Facebook Inc (NASDAQ:FB) and Yelp Inc (NYSE:YELP) reported third-quarter financial earnings last week, and JMP analyst Ronald Josey commends the two internet players for robust outcomes. The analyst believes Facebook has a “positive risk/reward” factor, despite management commentary that initially sent investors reeling despite strong results. Meanwhile, though Yelp also performed well this quarter, Josey highlights various concerns and uncertainties that keep him reporting from the sidelines.
According to TipRanks, which measures analysts’ and bloggers’ success rate based on how their calls perform, three-star analyst Ronald Josey is ranked #1,770 out of 4,162 analysts. Josey has a 52% success rate and gains 0.6% in his annual returns. When recommending FB, Josey realizes 23.4% in average profits on the stock. However, when suggesting YELP, Josey loses 47.2%.
Let’s dive in:
After Facebook posted its third-quarter print on November 2nd, Josey found himself impressed by the results, commending the social media giant’s expansion of its engagement ratio in daily active users as well as monthly active users, with advertising revenue seeing a 59% year-over-year growth coupled with rising EBITDA margins.
In reaction, the analyst reiterates an Outperform rating on shares of FB with a $165 price target, which represents a 34% increase from current levels.
Of course, worthy of note is management commentary that caused FB shares to take an initial dip. Investors found themselves apprehensive after hearing 2017 will be an investment-focused year. Additionally, the corporate team warned of waning ad load growth in the back half of the year, slated to hit ad revenue growth.
Yet, Josey explains, “We already took into account the expected change in ad load growth in our projections, and based on our view that Facebook’s multiple opportunities across its 10+ year strategic plan likely require significant investment, we believe increasing investments is the right thing to do.
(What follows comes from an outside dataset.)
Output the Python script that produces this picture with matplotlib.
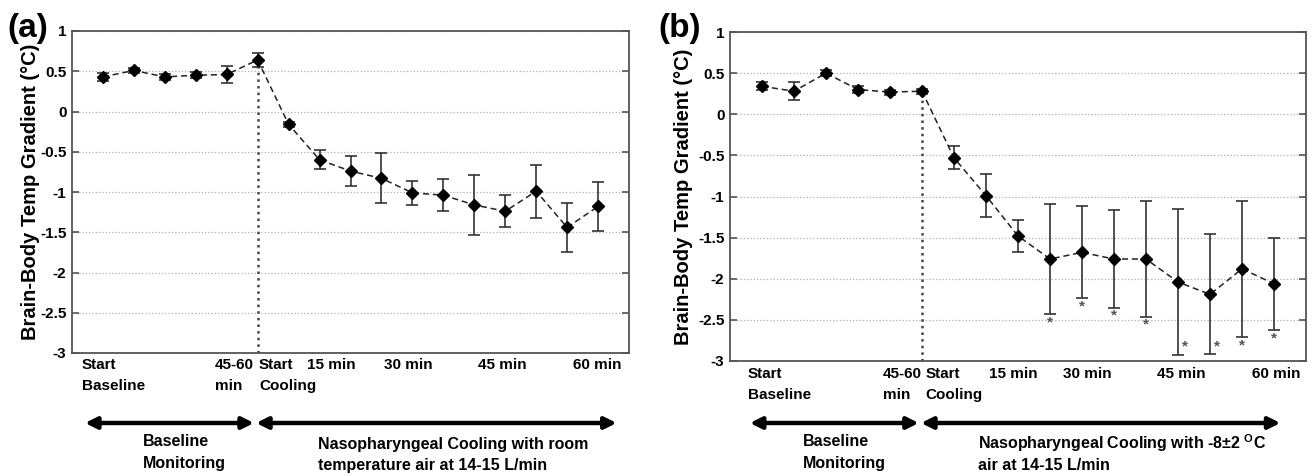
import numpy as np
import matplotlib
matplotlib.use('Agg')
import matplotlib.pyplot as plt

plt.rcParams['font.family'] = ['Liberation Sans', 'DejaVu Sans']
plt.rcParams['font.weight'] = 'bold'
plt.rcParams['mathtext.fontset'] = 'custom'
plt.rcParams['mathtext.rm'] = 'Liberation Sans:bold'
plt.rcParams['mathtext.bf'] = 'Liberation Sans:bold'

# time points (baseline 1-6, cooling 7-17)
time_idx = np.arange(1, 18)

# (a) cooling with room temperature air
mean_a = [0.43, 0.51, 0.43, 0.45, 0.46, 0.64, -0.16, -0.60, -0.74, -0.83,
          -1.01, -1.04, -1.16, -1.24, -0.99, -1.44, -1.18]
err_a = [0.05, 0.03, 0.04, 0.04, 0.10, 0.09, 0.03, 0.12, 0.19, 0.31,
         0.15, 0.20, 0.37, 0.20, 0.33, 0.30, 0.30]

# (b) cooling with -8 +/- 2 C air
mean_b = [0.34, 0.28, 0.50, 0.30, 0.27, 0.28, -0.53, -0.99, -1.48, -1.76,
          -1.68, -1.76, -1.76, -2.04, -2.19, -1.88, -2.06]
err_b = [0.05, 0.11, 0.04, 0.04, 0.03, 0.03, 0.14, 0.26, 0.19, 0.67,
         0.56, 0.59, 0.70, 0.89, 0.73, 0.83, 0.56]
signif_b = [9, 10, 11, 12, 13, 14, 15, 16]   # indices marked with *

yticks = np.arange(-3, 1.01, 0.5)
xlab_text = ['Start\nBaseline', '45-60\nmin', 'Start\nCooling',
             '15 min', '30 min', '45 min', '60 min']
base_text = 'Baseline\nMonitoring'
cool_text_a = 'Nasopharyngeal Cooling with room\ntemperature air at 14-15 L/min'
cool_text_b = 'Nasopharyngeal Cooling with -8\u00b12 $^{\\mathbf{O}}$C\nair at 14-15 L/min'

W, H = 1314, 476
fig = plt.figure(figsize=(W / 100, H / 100), dpi=100)


def draw_panel(box, mean, err, xlab_pos, xlab_base, arrow_py, arrows,
               txt_pos, cool_text, letter, letter_x, ylab_x, stars=()):
    l, t, r, b = box
    ax = fig.add_axes([l / W, 1 - b / H, (r - l) / W, (b - t) / H])
    ax.set_xlim(0, 18)
    ax.set_ylim(-3, 1)
    ax.set_yticks(yticks)
    ax.set_yticklabels(['%g' % v for v in yticks], fontsize=11)
    ax.set_xticks([])
    ax.tick_params(axis='y', direction='in', length=5, width=1.2,
                   left=True, right=True, color='#555555', pad=4)
    for s in ax.spines.values():
        s.set_color('#555555')
        s.set_linewidth(1.3)
    ax.grid(axis='y', linestyle=':', color='#b0b0b0', linewidth=0.9)
    ax.set_axisbelow(True)

    def ay(py):
        # pixel row -> axes fraction
        return (b - py) / (b - t)

    # start of cooling
    ax.vlines(time_idx[5], -3, mean[5], colors='#444444', linestyles=':', linewidth=1.8)

    ax.errorbar(time_idx, mean, yerr=err, fmt='none', ecolor='#333333',
                elinewidth=1.2, capsize=4.5, capthick=1.2)
    ax.plot(time_idx, mean, color='#222222', linestyle=(0, (4, 2.5)), linewidth=1.1)
    ax.plot(time_idx, mean, linestyle='none', marker='D', markersize=6.5,
            color='black')

    for i in stars:
        lo = mean[i] - err[i]
        if i in (13, 14):
            off = (5, 6)
        else:
            off = (0, -6)
        ax.annotate('*', (time_idx[i], lo), xytext=off, textcoords='offset points',
                    ha='center', va='center', fontsize=11, color='#555555')

    tr = ax.get_xaxis_transform()
    for txt, xp in zip(xlab_text, xlab_pos):
        for k, line in enumerate(txt.split('\n')):
            ax.text(xp, ay(xlab_base + 21 * k), line, transform=tr, ha='left',
                    va='baseline', fontsize=11)

    for x0, x1 in arrows:
        ax.annotate('', xy=(x1, ay(arrow_py)), xytext=(x0, ay(arrow_py)), xycoords=tr,
                    textcoords=tr, annotation_clip=False,
                    arrowprops=dict(arrowstyle='<|-|>', lw=3.2, color='black',
                                    mutation_scale=17, shrinkA=0, shrinkB=0))
    for k, line in enumerate(base_text.split('\n')):
        ax.text(txt_pos[0], ay(446 + 22 * k), line, transform=tr, ha='left',
                va='baseline', fontsize=11.5)
    for k, line in enumerate(cool_text.split('\n')):
        ax.text(txt_pos[1], ay(449 + 21 * k), line, transform=tr, ha='left',
                va='baseline', fontsize=11.5)

    fig.text(letter_x / W, 1 - 28 / H, letter, fontsize=24, weight='bold',
             ha='left', va='center')
    fig.text(ylab_x / W, 1 - (t + b) / 2 / H, 'Brain-Body Temp Gradient (\u00b0C)',
             rotation=90, weight='bold', fontsize=14.5,
             ha='center', va='center')
    return ax


draw_panel((72, 31, 629, 353), mean_a, err_a,
           [0.32, 4.62, 6.04, 7.6, 10.08, 13.12, 16.19], 369,
           423, [(0.42, 5.88), (5.95, 17.6)], (2.29, 7.95),
           cool_text_a, '(a)', 7, 31)

draw_panel((730, 32, 1306, 361), mean_b, err_b,
           [0.56, 4.78, 6.12, 8.09, 10.4, 13.34, 16.31], 378,
           423, [(0.62, 5.9), (5.97, 17.2)], (2.28, 7.75),
           cool_text_b, '(b)', 658, 683, stars=signif_b)

fig.savefig('out.png', dpi=100)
As a result, we would take advantage of any dislocation in shares, acknowledging FB may trade sideways until the company provides additional details around its 2017 expense guidance, which is most likely during 4Q16 earnings.”
Therefore, “Facebook remains our top pick across the Internet sector, with multiple catalysts in the near term around new ad products, Instagram, and video, and longer-term around Messenger, WhatsApp, and Oculus,” Josey concludes.
For the financial year of 2016, the analyst projects revenue to reach a 54% year-over-year increase to $27.5 billion and a 59% year-over-year EBITDA surge to $17.8 billion. Meanwhile, Josey anticipates PF EPS will elevate from $3.96 to $4.18. For the financial year of 2018, the analyst forecasts enterprise value (EV) for FB of $44.1 billion and EBITDA of $29.1 billion.
TipRanks analytics exhibit FB as a Strong Buy. Out of 36 analysts polled by TipRanks, 34 are bullish on Facebook stock, while 2 remain sidelined. With a return potential of nearly 32%, the stock’s consensus target price stands at $159.00.
Yelp released third-quarter earnings on November 2nd that outclassed expectation. Though Josey notes he is “incrementally positive” on shares following the print and sings the praises of the customer review platform’s reprioritization of “its most promising areas,” he nonetheless reiterates a Market Perform rating on YELP without listing a price target.
The analyst notes, “Yelp continues to make progress on its 2016 goals and our main takeaway from the quarter is that newer businesses like self-service and ‘request a quote’ (RaQ) are reaching a size and scale such that they could be significant drivers of growth and margins going forward.”
YELP is in the process of reallocating $15 to $20 million in savings. Upon closing its international sales as well as marketing organization, the platform will opt to channel the funds into its domestic segment, choosing to target engagement and the above-stated “newer initiatives.” Combined with a new performance marketing-infused approach to the company’s ad campaigns, the company is on track with its refocusing plans, “all of which we believe is the right direction,” Josey adds.
The analyst asserts, “However, engagement growth continues to decelerate with mobile traffic decelerating to single-digit growth while app unique device growth is also decelerating,” leading to his decision to maintain caution on the stock.
Ultimately, “We believe shares are fairly valued at current levels given the uncertainties around overall traffic and the investments needed to reaccelerate usage,” Josey contends.
TipRanks analytics demonstrate YELP as a Buy. Based on 26 analysts polled in the last 3 months, 14 rate a Buy on YELP, 9 maintain a Hold, while 3 issue a Sell. The 12-month price target stands at $40.16, marking an 11% upside from where the stock is currently trading.